It seems obvious to measure a project, but, I have to say, in my many years in the PCB design and manufacturing industry, we don’t measure our decisions very often. Before making a decision or investment, we typically make an assessment of our current state and we frequently project our expected return and benefits in quantifiable terms. However, it is rare for us to actually revisit our state after we have implemented our changes and investments.
How do you know if something is good or bad unless you measure it? Why would any of us do something different if that action did not lead to an improvement?
With Optimum Design Associates and their Lean NPI initiative, revisiting is key and they show us why. Two years ago, they began down a course of action they thought held promise: Lean NPI – improving the efficiency of the PCB design to manufacturing process.
Efficiency was measured by Optimum Design Associates in terms of time, cost, and quality. Quite methodically, Randy Holt, PCB Layout Manager at Optimum Design Associates, measured their current NPI flow before beginning the project and reported their anticipated benefits in the first whitepaper in the series. Then, Randy took the time to note and report their experiences on the process.

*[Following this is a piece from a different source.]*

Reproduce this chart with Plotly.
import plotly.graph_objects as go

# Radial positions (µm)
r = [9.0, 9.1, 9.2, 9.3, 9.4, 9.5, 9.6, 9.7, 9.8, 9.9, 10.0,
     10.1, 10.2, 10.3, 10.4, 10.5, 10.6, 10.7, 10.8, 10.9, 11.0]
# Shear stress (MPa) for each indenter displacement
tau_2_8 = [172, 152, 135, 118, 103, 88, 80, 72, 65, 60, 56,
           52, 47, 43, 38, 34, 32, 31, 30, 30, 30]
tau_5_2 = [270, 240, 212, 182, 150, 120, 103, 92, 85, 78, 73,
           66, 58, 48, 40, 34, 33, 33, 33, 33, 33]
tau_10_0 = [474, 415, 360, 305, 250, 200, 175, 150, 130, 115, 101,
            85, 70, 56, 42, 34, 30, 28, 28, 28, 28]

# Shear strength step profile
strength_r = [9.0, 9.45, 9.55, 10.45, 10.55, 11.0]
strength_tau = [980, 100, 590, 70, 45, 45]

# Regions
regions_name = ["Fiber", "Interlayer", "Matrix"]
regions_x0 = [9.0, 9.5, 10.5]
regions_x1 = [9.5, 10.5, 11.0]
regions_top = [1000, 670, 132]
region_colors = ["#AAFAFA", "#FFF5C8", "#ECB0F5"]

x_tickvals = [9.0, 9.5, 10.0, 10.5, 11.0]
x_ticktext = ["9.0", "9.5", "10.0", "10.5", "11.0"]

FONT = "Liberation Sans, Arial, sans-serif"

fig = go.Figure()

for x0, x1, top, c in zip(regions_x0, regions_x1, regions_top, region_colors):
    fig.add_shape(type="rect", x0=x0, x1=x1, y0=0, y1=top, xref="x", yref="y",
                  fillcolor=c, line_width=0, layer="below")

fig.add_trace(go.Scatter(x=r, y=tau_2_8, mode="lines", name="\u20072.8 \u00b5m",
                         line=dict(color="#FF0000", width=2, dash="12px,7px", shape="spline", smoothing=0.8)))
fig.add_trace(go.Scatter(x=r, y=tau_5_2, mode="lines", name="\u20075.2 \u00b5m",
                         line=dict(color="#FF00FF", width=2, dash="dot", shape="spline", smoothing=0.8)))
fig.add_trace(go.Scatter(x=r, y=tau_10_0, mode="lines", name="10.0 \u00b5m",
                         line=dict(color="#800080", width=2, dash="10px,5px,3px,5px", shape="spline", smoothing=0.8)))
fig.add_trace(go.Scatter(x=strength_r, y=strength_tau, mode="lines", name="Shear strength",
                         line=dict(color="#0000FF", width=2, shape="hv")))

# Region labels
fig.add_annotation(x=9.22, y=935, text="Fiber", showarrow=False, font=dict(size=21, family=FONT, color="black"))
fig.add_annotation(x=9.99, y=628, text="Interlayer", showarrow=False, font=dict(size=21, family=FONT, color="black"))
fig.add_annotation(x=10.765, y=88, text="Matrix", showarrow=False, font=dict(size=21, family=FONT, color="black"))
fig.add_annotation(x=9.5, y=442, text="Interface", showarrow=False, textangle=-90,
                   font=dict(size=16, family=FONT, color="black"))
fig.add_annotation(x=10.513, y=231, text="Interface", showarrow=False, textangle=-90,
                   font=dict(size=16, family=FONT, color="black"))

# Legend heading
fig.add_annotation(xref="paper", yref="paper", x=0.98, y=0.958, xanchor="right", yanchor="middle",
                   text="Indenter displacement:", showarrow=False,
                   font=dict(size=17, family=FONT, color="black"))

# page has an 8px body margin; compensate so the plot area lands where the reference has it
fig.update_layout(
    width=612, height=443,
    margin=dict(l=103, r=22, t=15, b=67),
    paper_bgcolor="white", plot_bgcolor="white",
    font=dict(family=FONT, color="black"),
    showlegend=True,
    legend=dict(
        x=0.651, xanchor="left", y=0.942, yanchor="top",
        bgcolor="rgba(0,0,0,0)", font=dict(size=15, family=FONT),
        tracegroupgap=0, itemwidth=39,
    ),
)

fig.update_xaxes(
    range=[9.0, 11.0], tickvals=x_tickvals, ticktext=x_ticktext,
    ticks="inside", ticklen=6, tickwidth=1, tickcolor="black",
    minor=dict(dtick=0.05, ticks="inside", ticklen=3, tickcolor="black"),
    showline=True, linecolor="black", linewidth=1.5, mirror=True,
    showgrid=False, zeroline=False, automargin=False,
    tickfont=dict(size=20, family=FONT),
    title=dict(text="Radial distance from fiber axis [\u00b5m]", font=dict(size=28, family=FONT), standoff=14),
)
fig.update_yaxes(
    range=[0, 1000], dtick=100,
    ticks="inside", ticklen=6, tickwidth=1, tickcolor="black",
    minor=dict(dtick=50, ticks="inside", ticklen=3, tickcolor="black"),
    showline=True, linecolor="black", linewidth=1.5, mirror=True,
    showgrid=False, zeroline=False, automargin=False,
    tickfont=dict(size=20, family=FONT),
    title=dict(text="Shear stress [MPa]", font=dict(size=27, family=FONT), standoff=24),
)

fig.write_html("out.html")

Optimum Design Associates successfully completed their Lean NPI initiative and published the results in the third part of their whitepaper series in Printed Circuits Design and Fab magazine: Refining Lean NPI at Optimum Design Associates.
What I like best about their report is how they measured the quality of their designs in terms of callbacks from suppliers and the number of defects reported per design. And, they willingly share this information for others to see. You only do that if you are confident in your capabilities.
I tip my hat to the people at Optimum Design Associates for their diligence in the Lean NPI initiative and their openness in sharing the results. I am confident many others in the industry will benefit as a result of their reporting.